Blessed John Paul II powerfully reaffirmed this teaching in words that will strike American ears as harsh. But ferocity in defense of the moral order and against the lie of the Ancient Serpent is not only called for but is the duty of the Roman Pontiff:
Men and women are not the arbiters, are not the masters of the procreative capacity, called as they are, in it and through it to be participants in God’s creative decision. When, therefore, through contraception, married couples remove from the exercise of their conjugal sexuality its potential procreative capacity, they claim a power which belongs solely to God: the power to decide, in the final analysis, the coming into existence of a human person. They assume the qualification not of being cooperators in God’s creative power, but the ultimate depositaries of the source of human life. In this perspective, contraception is to be judged objectively so profoundly unlawful, as never to be, for any reason, justified. To think or say the contrary is equal to maintaining that in human life, situations may arise in which it is lawful not to recognize God as God. (Address to Priests, September 17, 1983).

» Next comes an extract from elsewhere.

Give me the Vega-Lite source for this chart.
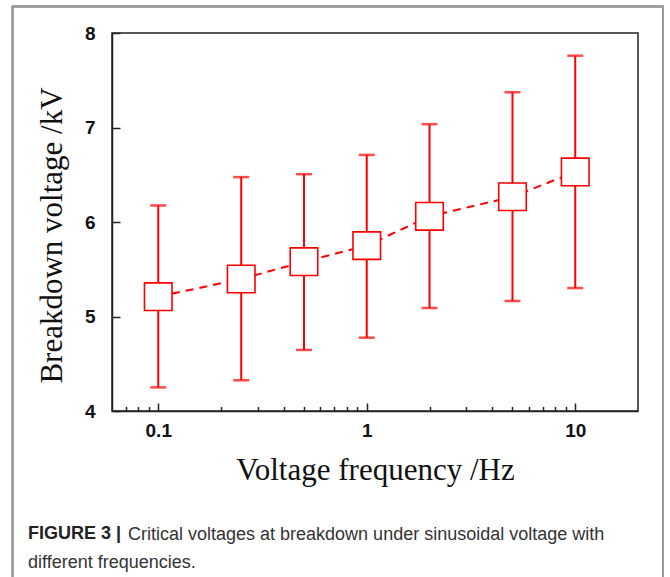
{
  "$schema": "https://vega.github.io/schema/vega-lite/v6.json",
  "autosize": "none",
  "width": 526,
  "height": 378,
  "padding": {"left": 112, "top": 33, "right": 32, "bottom": 166},
  "background": "white",
  "data": {
    "values": [
      {"f": 0.1, "mean": 5.21, "low": 4.25, "high": 6.175},
      {"f": 0.25, "mean": 5.397, "low": 4.325, "high": 6.475},
      {"f": 0.5, "mean": 5.58, "low": 4.646, "high": 6.506},
      {"f": 1, "mean": 5.75, "low": 4.776, "high": 6.71},
      {"f": 2, "mean": 6.06, "low": 5.09, "high": 7.035},
      {"f": 5, "mean": 6.267, "low": 5.164, "high": 7.373},
      {"f": 10, "mean": 6.53, "low": 5.301, "high": 7.76}
    ]
  },
  "config": {
    "view": {"stroke": "#222", "strokeWidth": 1.5},
    "axis": {
      "grid": false,
      "domainColor": "#222",
      "domainWidth": 1.5,
      "tickColor": "#222",
      "tickWidth": 1.5,
      "labelFont": "Liberation Sans",
      "labelFontWeight": "bold",
      "labelFontSize": 19,
      "labelColor": "#111",
      "titleFont": "Liberation Serif",
      "titleFontWeight": "normal",
      "titleFontSize": 31,
      "titleColor": "#111"
    }
  },
  "title": {
    "text": "FIGURE 3 |",
    "subtitle": ["\u200b\u2003\u2003\u2003\u2003\u2003\u00a0\u00a0Critical voltages at breakdown under sinusoidal voltage with", "different frequencies."],
    "orient": "bottom",
    "anchor": "start",
    "frame": "group",
    "dx": -84,
    "offset": -57,
    "font": "Liberation Sans",
    "fontSize": 18,
    "fontWeight": "bold",
    "color": "#222",
    "subtitleFont": "Liberation Sans",
    "subtitleFontSize": 18,
    "subtitleColor": "#333",
    "subtitleLineHeight": 28,
    "subtitlePadding": -17
  },
  "resolve": {"axis": {"x": "independent"}},
  "layer": [
    {
      "mark": {"type": "rect", "filled": false, "stroke": "#999", "strokeWidth": 1.5},
      "encoding": {
        "x": {"datum": 0.02, "type": "quantitative", "scale": {"type": "log", "domain": [0.06, 20], "nice": false}, "axis": null},
        "x2": {"datum": 26.3},
        "y": {"datum": 8.28, "type": "quantitative", "scale": {"domain": [4, 8], "zero": false, "nice": false}},
        "y2": {"datum": 2.2}
      }
    },
    {
      "mark": {"type": "line", "color": "#ff0000", "strokeWidth": 2, "strokeDash": [8, 6]},
      "encoding": {
        "x": {
          "field": "f", "type": "quantitative",
          "scale": {"type": "log", "domain": [0.06, 20], "nice": false},
          "axis": {"orient": "bottom", "values": [0.1, 1, 10], "format": "~g", "tickSize": -8, "labelPadding": 18, "title": "Voltage frequency /Hz", "titlePadding": 15}
        },
        "y": {
          "field": "mean", "type": "quantitative",
          "scale": {"domain": [4, 8], "zero": false, "nice": false},
          "axis": {"values": [4, 5, 6, 7, 8], "format": "d", "tickSize": -8, "labelPadding": 25, "title": "Breakdown voltage /kV", "titleX": -44, "titleY": 202, "titleBaseline": "bottom", "titleAngle": -90}
        }
      }
    },
    {
      "mark": {"type": "rule", "color": "#ff0000", "strokeWidth": 2},
      "encoding": {
        "x": {
          "field": "f", "type": "quantitative",
          "scale": {"type": "log", "domain": [0.06, 20], "nice": false},
          "axis": {"orient": "bottom", "values": [0.07, 0.08, 0.09, 0.2, 0.3, 0.4, 0.5, 0.6, 0.7, 0.8, 0.9, 2, 3, 4, 5, 6, 7, 8, 9], "tickSize": -4.5, "labels": false, "domain": false, "title": null}
        },
        "y": {"field": "low", "type": "quantitative"},
        "y2": {"field": "high"}
      }
    },
    {
      "transform": [{"fold": ["low", "high"], "as": ["end", "v"]}],
      "mark": {"type": "tick", "orient": "horizontal", "color": "#ff0000", "size": 16, "thickness": 2.5},
      "encoding": {
        "x": {"field": "f", "type": "quantitative", "axis": null},
        "y": {"field": "v", "type": "quantitative"}
      }
    },
    {
      "mark": {"type": "point", "shape": "square", "filled": true, "fill": "white", "stroke": "#ff0000", "strokeWidth": 1.6, "size": 760, "opacity": 1},
      "encoding": {
        "x": {"field": "f", "type": "quantitative", "axis": null},
        "y": {"field": "mean", "type": "quantitative"}
      }
    }
  ]
}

While lack of common sense and catechesis have contributed to the state in which we suffer fools in our parishes, we can reverse the trend. Asking the simple question: “Is there a time or situation where we need not recognize God as God?” may spur a discussion of the issue of contraception. Of course, prudence is necessary, but a discussion of this type with Church personnel (especially those charged with the education of youth and young adults) is necessary. Not only will this discussion clarify a theologically correct and Catholic understanding of God and His Providence, it will also demonstrate how to be the human persons we are intended by God to be. For falling short of this, we will embrace evil and, reaffirming Augustine, become less human–disfigured beings, alien to our nature, not unlike the creatures seen in the Star Wars bar scene.
So, acceptance of Humanae Vitae as a litmus test for a service in an official capacity in the Church? Many have criticized this approach, including many moral theologians. But if we take the words of the Supreme Pontiff to heart, how can we say otherwise? For in this very practical example, nowhere else do we hear the ancient whisper “you will be like gods” more clearly. Nowhere else will we affirm more explicitly the sovereignty of God over all creation.